The story is really no different with what’s happened on Wall Street, with the additional twist that one needn’t have been at the CEO level to game the system. Department heads and heads of trading floors were able to secure compensation schemes that lavishly rewarded short term performance, yet didn’t have the mechanism for ensuring long term action in the company’s interest. So when the opportunity came to make insane sums of money by selling fundamentally dodgy investment instruments, or by offering ‘profitable’ mortgages to people who had no business buying homes, these guys stepped up to the buffet with all they had and made a killing. Whether they even had the knowledge that these houses of cards were guaranteed to fail or not is irrelevant. Their compensation schemes guaranteed that their near term benefit was so outsized that even if things fell apart, they’d have made so much money that it wouldn’t really matter. A well known Wall Street concept is the “fuck off” number, this being an amount of net worth so unassailable that you can tell the rest of the world to “fuck off” and live the rest of your life any way you see fit. I wonder how many Wall Street guys hit their “fuck off” number and got out of Dodge in the past five years?

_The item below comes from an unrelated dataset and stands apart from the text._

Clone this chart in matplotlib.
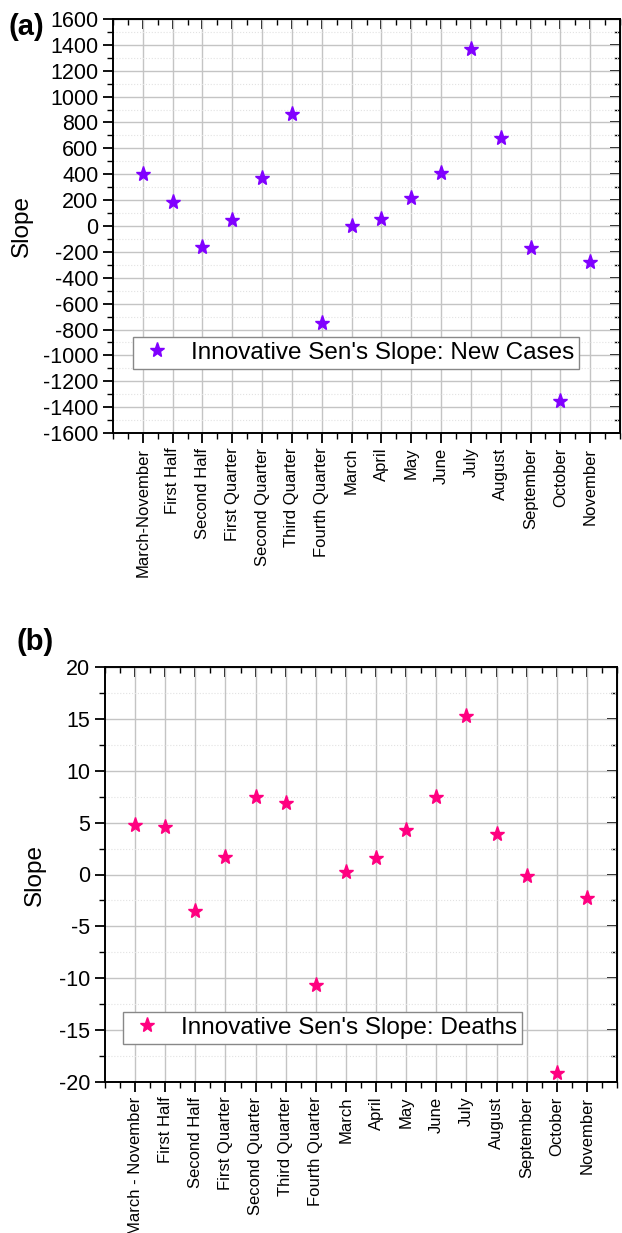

The democratization of these ridiculous pay schemes is a big deal. When someone who isn’t even at director level, and thus is really at a stage where his self interest overwhelms that of his interest in the company, is able to create such wealth for himself while laying off all of the risk on his company, problems are a guarantee.

So while Greenspan is mostly correct in identifying the flaw in his premise, I think he’s missed the important point that institutions no longer act in their self interest because they’ve lost the ability to do so.

1 comment:

PlainJane said...

very thoughtful and well written. I've been following this (plainjane= accountant)and have come to similar conclusions. In both undergrad and grad school, we were regaled with the great successes of Welch and "Chainsaw" - these stories were used as examples of leadership and forward thinking, as something we should strive to emulate. It is disheartening that the blame-game is going on (democrats, deregulation, Greenspan etc) but we have yet to see solutions for the real root cause - conflict of interest between shareholders/longevity of company/executive "f-off" figures.